David Collier and James Mahoney, “Insights and pitfalls: selection bias in qualitative research,” World Politics 48 (1996), pp. 56-91

Main Argument: Authors are concerned with the circumstances under which selection bias can arise in small-N comparative analysis. Selection bias is a common and potentially serious problem, and qualitative researchers in international and comparative studies need to understand the consequences of selecting extreme cases of the outcome they wish to explain.
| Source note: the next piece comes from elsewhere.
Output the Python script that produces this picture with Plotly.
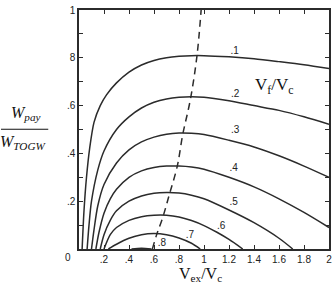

There are tradeoffs in dealing with bias.
Key Definitions:
Bias: is systematic error that is expected to occur in a given context of research
Error: is generally taken to mean any difference between an estimated value and the “true” value of a variable or parameter
== Notes: ==
Concern with selecting cases based on particular outcome, esp. when outcomes are all the same or nearly the same.
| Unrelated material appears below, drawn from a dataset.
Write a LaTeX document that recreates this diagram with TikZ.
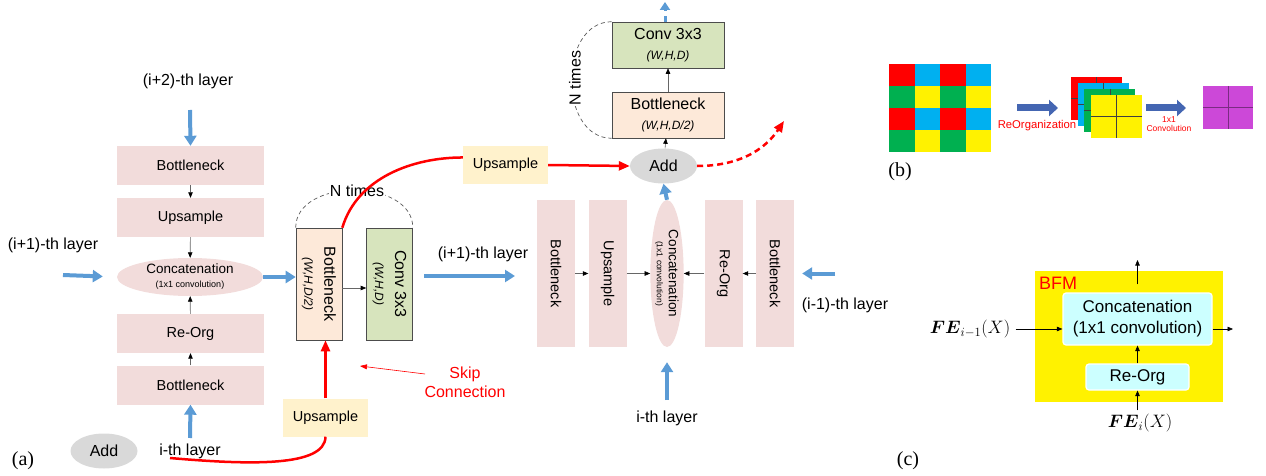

deliberate selection of cases on the DV
Rogowski suggests that some of the most influential studies in comparative politics have managed to produce valuable findings even though they violate norms of case selection proposed by the literature on selection bias
Selecting Cases on the DV:
*  any mode of selection that is correlated with the dependent variable (that is, tending to select cases that have higher, or lower, values on that variable), once the effect of the explanatory variables included in the analysis is removed
*  Self-selection of individuals into the categories of an explanatory variable
*  Selection of cases above or below a particular value on the overall distribution of cases that is considered relevant to research question = truncation [59]
*  Choosing observations that constrain variation on the dependent variable reduces slope estimate –> selection on IV does not have same effect
Generalization:
*  If researchers seek to make causal inferences, they should be concerned about the larger comparison
Appropriate Frame of Comparison:
*  Garfinkel’s “contrast space” helps allow for selection of cases, taking into consideration keeping the range on the DV
*  Contrast space is derived from research question
*  Causal heterogeneity might mean the qualitative researchers trade-off more cases …. may lead to examination of limited range of variance of DV [67]
*  more general theories are also more vulnerable to problems of conceptual validity, because extending the theory to broader contexts may result in conceptual stretching
*  scholars engaged in new forms of theoretical modeling in the social sciences might maintain that it is in fact possible to develop valid concepts at a high level of generality across what might appear to be heterogeneous contexts, and that the models in which these concepts are embedded, if appropriately applied, can perform well across a broad range of cases in terms of the criteria of parsimony, accuracy, and causality –> maybe tradeoff is not necessary [69]
Selection Bias & Within-Case Analysis:
*  Qualitative method for overcoming methodological problems may be through discerning, process analysis, pattern matching, process tracing, and causal narrative … within case analysis
*  Take many observations of the same case over time, eliminating degrees of freedom problem but NOT selection bias problem (Campbell) by increasing number of cases
Variance & Other problems in small-N Analysis:
*  Such as Mill’s method of agreement / also noted by KKV (1994) & Geddes (1990)
*  outcome to be explained as a dichotomous or continuous  variable –> no variance on the DV
*  routinely employed in conjunction with counterfactual analysis
*  cases with no variance on the IV are also problematic
*  also disagreement over what the DV actually is and the scope of its variation
*  Geddes’ article on selection bias: compare inference derived from the initial set of cases with a parallel inference based on additional cases that are not selected on the dependent variable [79] –> C&M critique Geddes however
*  problem of selecting on the dependent variable that can result from choosing the end point in time-series data
Main conclusions:
*  Selection bias a serious problem in small-N studies too
*  Need to define the frame of reference against which full variation of DV is assessed
*  Comparing case with larger sets of cases that exhibit greater variation on the DV is useful
*  Random sampling may cause more problems than it solves in small-n studies
*  Qualitative designs that lack variance on the DV are vulnerable to selection bias, as in the problem of complexification based on extreme cases [90]